El pecado del rico no consiste en ser rico, sino en que tiene a su hermano por demás. Lo mira, pero prescinde de él. En un crítico autoexamen tal vez podríamos descubrirnos muchos de nosotros en ese modelo, en los que no quieren que sus prójimos les molesten o inquieten. Indiferencia frente a las personas es lo más parecido que existe a "lejanía de Dios". Frialdad para con las personas puede ser signo de vaciedad o muerte interna: así es el sepulcro blanqueado.

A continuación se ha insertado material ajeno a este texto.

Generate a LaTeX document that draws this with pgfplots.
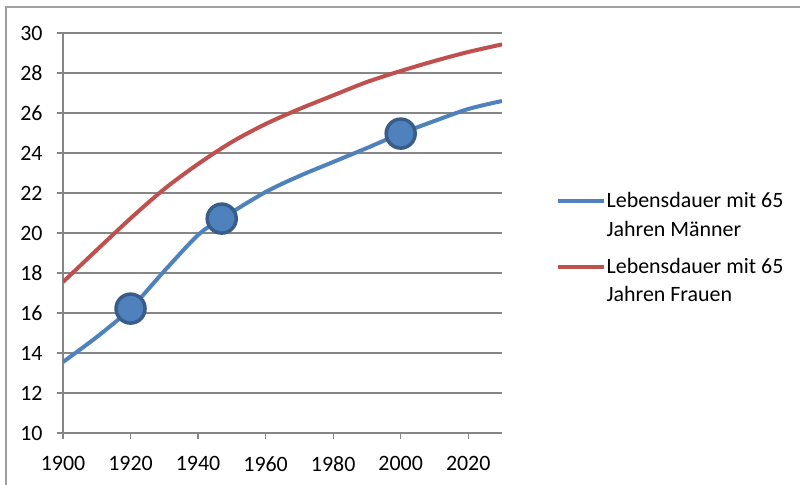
\documentclass[border=0pt]{standalone}
\usepackage{fontspec}
\setmainfont{Carlito}
\usepackage{pgfplots}
\pgfplotsset{compat=1.18}
\definecolor{mblue}{HTML}{4F81BD}
\definecolor{mred}{HTML}{C0504D}
\definecolor{medge}{HTML}{385D8A}
\definecolor{gridc}{HTML}{868686}
\definecolor{framec}{HTML}{A0A0A0}
\begin{document}
\begin{tikzpicture}
\useasboundingbox (0,0) rectangle (800bp,485bp);
\draw[framec, line width=2bp] (5.7bp,0bp) -- (5.7bp,477.5bp) -- (800bp,477.5bp);
\begin{axis}[
  at={(63bp,52bp)}, anchor=south west,
  scale only axis, width=439bp, height=400bp,
  xmin=1900, xmax=2030, ymin=10, ymax=30,
  xtick={1900,1920,...,2020}, ytick={10,12,...,30},
  axis lines*=left,
  axis line style={gridc, line width=1.2bp},
  tick style={gridc, line width=1.2bp},
  tick align=outside, major tick length=6bp,
  ymajorgrids, grid style={gridc, line width=1.2bp},
  /pgf/number format/1000 sep={},
  /pgf/number format/assume math mode=true,
  ticklabel style={font=\fontsize{22}{26}\selectfont, text=black},
  xticklabel style={yshift=-14bp},
  yticklabel style={xshift=-11bp},
  legend style={draw=none, fill=none, at={(1.115,0.61)}, anchor=north west,
    nodes={align=left, font=\fontsize{22}{29}\selectfont, inner sep=1bp},
    row sep=18bp},
  legend cell align=left,
  legend image code/.code={\path[draw=none,fill=none] (0bp,-14bp) -- (0bp,14bp); \draw[#1] (0bp,14bp) -- (46bp,14bp);},
]
\addplot[mblue, line width=4bp, smooth, tension=0.5] coordinates {
(1900,13.55) (1910,14.8) (1920,16.22) (1930,18.1) (1940,19.9) (1947,20.72)
(1960,22.05) (1970,22.85) (1980,23.55) (1990,24.25) (2000,24.97) (2010,25.6)
(2020,26.2) (2030,26.6)};
\addlegendentry{Lebensdauer mit 65\\Jahren Männer}
\addplot[mred, line width=4bp, smooth, tension=0.5] coordinates {
(1900,17.55) (1910,19.15) (1920,20.73) (1930,22.2) (1940,23.45) (1950,24.55)
(1960,25.45) (1970,26.2) (1980,26.88) (1990,27.55) (2000,28.1) (2010,28.6)
(2020,29.05) (2030,29.43)};
\addlegendentry{Lebensdauer mit 65\\Jahren Frauen}
\addplot[only marks, mark=*, mark size=14.5bp, forget plot,
  mark options={fill=mblue, draw=medge, line width=3.5bp}] coordinates {
(1920,16.22) (1947,20.72) (2000,24.97)};
\end{axis}
\end{tikzpicture}
\end{document}
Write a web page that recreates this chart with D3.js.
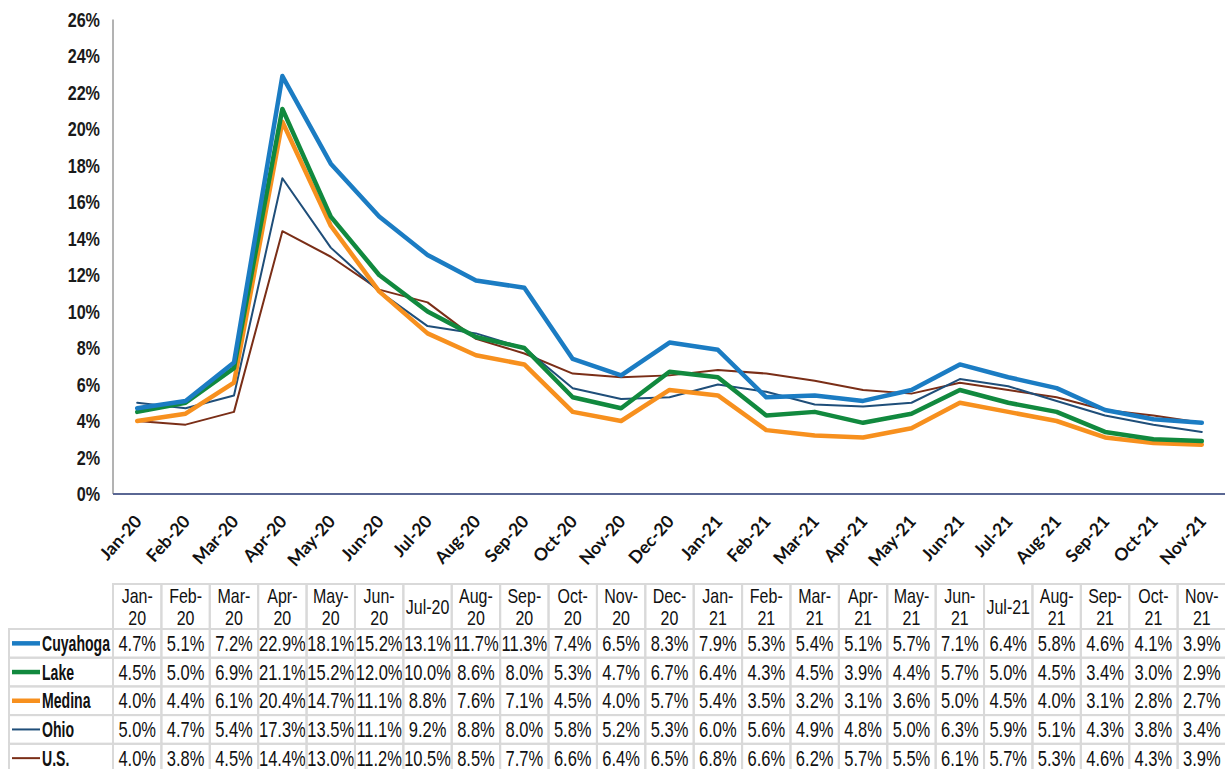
<!DOCTYPE html>
<html><head><meta charset="utf-8">
<script src="https://cdn.jsdelivr.net/npm/d3@7/dist/d3.min.js"></script>
<style>body{margin:0;background:#fff;} svg{display:block;}</style>
</head><body><svg id="c" width="1225" height="769"></svg>
<script>
const months = ["Jan-20","Feb-20","Mar-20","Apr-20","May-20","Jun-20","Jul-20","Aug-20","Sep-20","Oct-20","Nov-20","Dec-20","Jan-21","Feb-21","Mar-21","Apr-21","May-21","Jun-21","Jul-21","Aug-21","Sep-21","Oct-21","Nov-21"];
const cuyahoga = [4.7,5.1,7.2,22.9,18.1,15.2,13.1,11.7,11.3,7.4,6.5,8.3,7.9,5.3,5.4,5.1,5.7,7.1,6.4,5.8,4.6,4.1,3.9];
const lake     = [4.5,5.0,6.9,21.1,15.2,12.0,10.0,8.6,8.0,5.3,4.7,6.7,6.4,4.3,4.5,3.9,4.4,5.7,5.0,4.5,3.4,3.0,2.9];
const medina   = [4.0,4.4,6.1,20.4,14.7,11.1,8.8,7.6,7.1,4.5,4.0,5.7,5.4,3.5,3.2,3.1,3.6,5.0,4.5,4.0,3.1,2.8,2.7];
const ohio     = [5.0,4.7,5.4,17.3,13.5,11.1,9.2,8.8,8.0,5.8,5.2,5.3,6.0,5.6,4.9,4.8,5.0,6.3,5.9,5.1,4.3,3.8,3.4];
const us       = [4.0,3.8,4.5,14.4,13.0,11.2,10.5,8.5,7.7,6.6,6.4,6.5,6.8,6.6,6.2,5.7,5.5,6.1,5.7,5.3,4.6,4.3,3.9];
const seriesNames = ["Cuyahoga","Lake","Medina","Ohio","U.S."];
const yTicks = [0,2,4,6,8,10,12,14,16,18,20,22,24,26];

(function(){
const series = [
  {name:"Cuyahoga", values:cuyahoga, color:"#1b7cc3", w:4.5},
  {name:"Lake", values:lake, color:"#11893e", w:4.5},
  {name:"Medina", values:medina, color:"#f7901e", w:4.5},
  {name:"Ohio", values:ohio, color:"#1f4e79", w:2},
  {name:"U.S.", values:us, color:"#7a2e17", w:2}
];
const drawOrder = [4,3,2,1,0];

const svg = d3.select("#c");
const pLeft = 113, pRight = 1226, pTop = 19.5, pBottom = 494;
const x = d3.scaleBand().domain(months).range([pLeft, pRight]);
const y = d3.scaleLinear().domain([0,26]).range([pBottom, pTop]);
const cx = m => x(m) + x.bandwidth()/2;
const SF = "'Liberation Sans',Arial,sans-serif";

function ntext(g, tx, ty, str, opts) {
  return g.append("text")
    .attr("transform", `translate(${tx},${ty}) scale(${opts.sx},1)`)
    .attr("dy","0.35em").attr("text-anchor", opts.anchor || "middle")
    .style("font-family", SF).style("font-size", opts.size + "px")
    .style("font-weight", opts.bold ? "bold" : "normal").style("fill", opts.fill || "#111")
    .text(str);
}

const yg = svg.append("g");
yTicks.forEach(d => ntext(yg, 100, y(d), d + "%", {sx:0.77, size:21, bold:true, anchor:"end", fill:"#1a1a1a"}));

svg.append("line").attr("x1",pLeft).attr("x2",pLeft).attr("y1",pTop).attr("y2",pBottom)
  .attr("stroke","#666").attr("stroke-width",1);
svg.append("line").attr("x1",pLeft).attr("x2",1225).attr("y1",pBottom).attr("y2",pBottom)
  .attr("stroke","#5a6794").attr("stroke-width",2);

svg.append("g").selectAll("text").data(months).join("text")
  .attr("transform", d => `translate(${cx(d)+1},${pBottom+24}) rotate(-48)`)
  .attr("text-anchor","end").attr("dy","0.35em")
  .style("font-family","Lato,'Open Sans',sans-serif")
  .style("font-size","17.5px").style("font-weight","bold").style("fill","#111")
  .text(d => d);

const line = d3.line().x((d,i)=>cx(months[i])).y(d=>y(d));
drawOrder.forEach(k => {
  const s = series[k];
  svg.append("path").attr("d", line(s.values)).attr("fill","none")
    .attr("stroke", s.color).attr("stroke-width", s.w).attr("stroke-linejoin","round").attr("stroke-linecap","round");
});

const tTop = 584, hH = 45, rH = 28.7;
const grid = svg.append("g");
const gc = "#d9d9d9";
const tOpt = {sx:0.75, size:22, bold:false};
const hOpt = {sx:0.78, size:20.5, bold:false};
months.forEach(m => {
  grid.append("rect").attr("x", x(m)).attr("y", tTop).attr("width", x.bandwidth()).attr("height", hH)
    .attr("fill","none").attr("stroke",gc).attr("stroke-width",2);
  const parts = m.split("-");
  if (parts[0] === "Jul") {
    ntext(grid, cx(m), tTop + hH/2, m, hOpt);
  } else {
    ntext(grid, cx(m), tTop + 12, parts[0] + "-", hOpt);
    ntext(grid, cx(m), tTop + 34, parts[1], hOpt);
  }
});
series.forEach((s,r) => {
  const ry = tTop + hH + r*rH;
  grid.append("rect").attr("x", 9).attr("y", ry).attr("width", pLeft-9).attr("height", rH)
    .attr("fill","none").attr("stroke",gc).attr("stroke-width",2);
  grid.append("line").attr("x1",12).attr("x2",40).attr("y1",ry+rH/2).attr("y2",ry+rH/2)
    .attr("stroke", s.color).attr("stroke-width", s.w);
  ntext(grid, 42, ry+rH/2, seriesNames[r], {sx:0.64, size:22, bold:true, anchor:"start"});
  s.values.forEach((v,i) => {
    const m = months[i];
    grid.append("rect").attr("x", x(m)).attr("y", ry).attr("width", x.bandwidth()).attr("height", rH)
      .attr("fill","none").attr("stroke",gc).attr("stroke-width",2);
    ntext(grid, cx(m), ry+rH/2, v.toFixed(1)+"%", tOpt);
  });
});
})();
</script></body></html>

Y ¿quién es Lázaro? Ahí se presenta el pobre, el desasistido que nos necesita. En cualquier caso, siempre se tata del miserable, de aquel que es tan malo como yo mismo. Cuando se abren nuestros ojos y despierta nuestra sensibilidad, descubrimos ante nuestra puerta más personas de las que creemos: amargados, acobardados, intimidados, empobrecidos. Muchas veces, el asunto que presentan nada tiene que ver con dinero o ayudas materiales (muchas veces sí, y de manera constante), sino con calor humano, acogida y dedicación de tiempo. Sin detenerse a pensar, ocurre con mucha frecuencia que tanto creyentes como increyentes o indiferentes nos excusamos para no atender a una situación: "yo no sabía...", o, como afirmó un escolar en una ocasión (seguramente aprendido de un adulto), "Dios no me lo había encomendado".

¿De verdad que no? Dios nos sale al encuentro mediante formas muy distintas y sorprendentes. Donde no se le puede buscar es entre los ángeles: con demasiada frecuencia, el justificante de nuestra consciente inhibición frente a los demás son argumentos refinadamente razonados, que nos los presentamos a nosotros mismos con todos los visos de afianzarse en la verdad. Porque el otro, por ejemplo, está lleno de defectos que debería corregir..., tiene mala voluntad..., miente... o está así porque quiere ("yo no doy veinte pesos para que ése, con pinta de borracho, se los gaste en vino"). ¿No es cierto que, aun así, Dios se presenta realmente a nuestra puerta? Son los ojos y el corazón los que precisan de una mirada sensible, para que no tropecemos con Dios y creamos que no es más que una piedra en el camino.